Companies with strong employee morale have higher levels of employee engagement and better overall performance. Those in the top quartile for employee engagement outperform those in the bottom quartile, according to data based on 12 elements surveyed and scored by Gallup. In general, data shows that highly engaged employees work harder and stay at a company longer.
Now that you know the irrefutable benefits of high employee morale, you probably want to know how to make your company’s even stronger. Here are some best practices that will help you improve morale and boost your bottom line.
1. Implement Employee Feedback
One of the most effective ways to increase employee morale is to respond to employee feedback. To do that, it’s essential to foster a workplace in which employees feel comfortable sharing constructive criticism.
In addition to conducting exit interviews with employees who are leaving the company, consider conducting frequent stay interviews with employees who haven’t handed in their two weeks’ notice. While the insights from both are helpful, stay interviews can help you retain top talent before they leave for your competition.
Here are some revealing stay interview questions you could ask:
- What could we do to improve the company culture?
- What do you like most and least about your role?
- What could we do to improve your work experience?
- What are your short- and long-term career goals?
- What support and resources do you need to hit your goals?
Depending on the size of your company, HR may not have the bandwidth to interview all employees. Ask your HR department to interview people from a variety of departments and seniority levels to get diverse feedback. It can also be helpful to ask managers to have weekly or monthly one-on-one meetings to discuss expectations, goals, and feedback.
2. Create Shared Goals and Objectives
Your employees will be more motivated if they understand the impact their work has on the company’s success. Quarterly town hall meetings, where colleagues share objectives for the quarter and actionable strategies for achieving them, are great for building employee morale. Use this time to discuss what the team accomplished the previous quarter and how each department contributed.
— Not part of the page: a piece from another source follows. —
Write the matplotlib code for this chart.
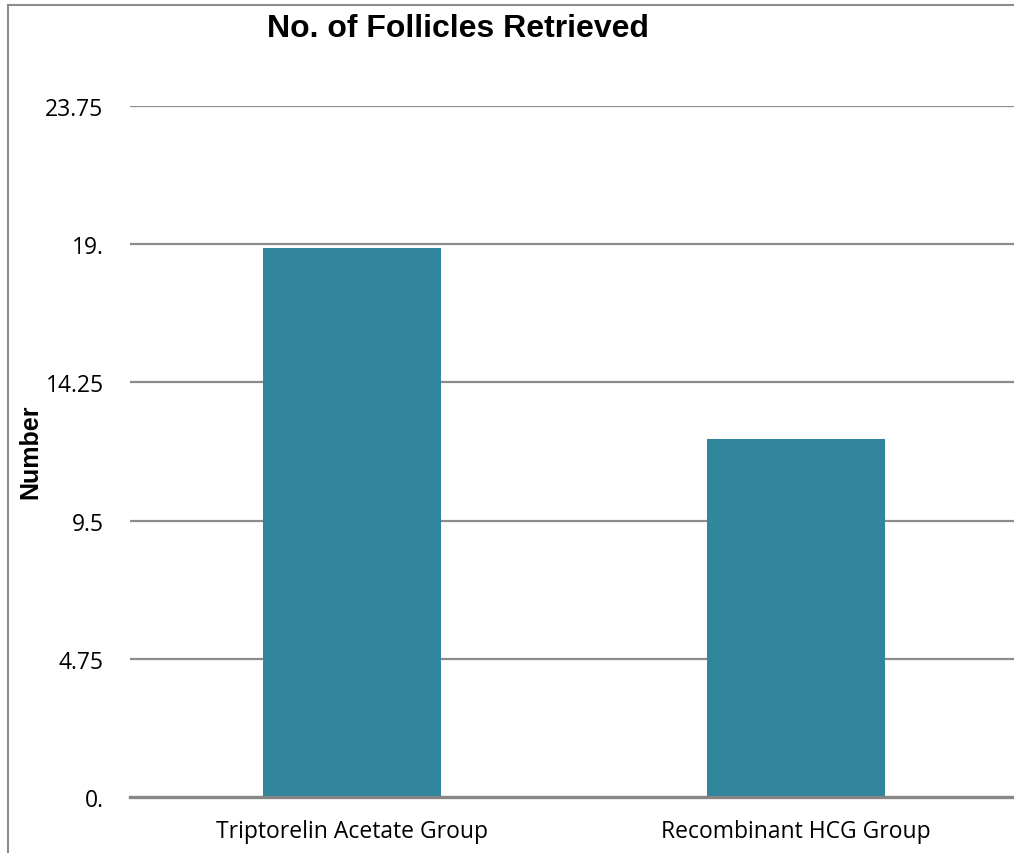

Your department leaders likely set departmental goals and objectives each quarter. You could ask department leaders to have similar team meetings once a month. These departmental meetings are likely to increase engagement and collaboration.
3. Foster a Collaborative Work Environment
Collaboration increases productivity, teamwork, innovation, and employee engagement. Instead of viewing other employees as the competition, employees work together and can accomplish more.
One way to increase collaboration across departments and seniority levels is to create employee resource groups (ERGs). These employee-led groups allow people with shared interests to come together and support one another.
Some companies also have formal mentorship programs that match senior and junior employees from different departments. Your employees are likely to learn from one another, whether it’s a new marketing or tech skill or how to navigate office politics.
4. Increase Career Advancement
Promotions and raises are an essential way to increase employee morale. If you don’t already, it’s helpful to have a career development plan in place with all employees so that they know the goals they need to hit and the skills they need to develop to move up the ladder.
Provide employees with the tools and support they need to get there, such as training programs and professional development stipends. You’ve probably heard some variation of the saying, “People don’t leave jobs. They leave managers.” Consider having specific management training programs to equip new managers with the hard and soft skills to be successful.
5. Boost Work-Life Balance
If your people are stressed and exhausted, employee morale will decrease faster than the office coffee supply. Fortunately, there are ways you can encourage a healthy work-life balance so that your team is motivated and energized when they’re in the office.
Instead of having a typical nine-to-five schedule for all employees, you could let employees set hours that work for themselves and their families. For example, parents could start at 7 a.m. and end at 3 p.m. to pick their kids up from school. Another way to increase flexibility (and significantly decrease commute time) is to allow people to work from home all or some of the time.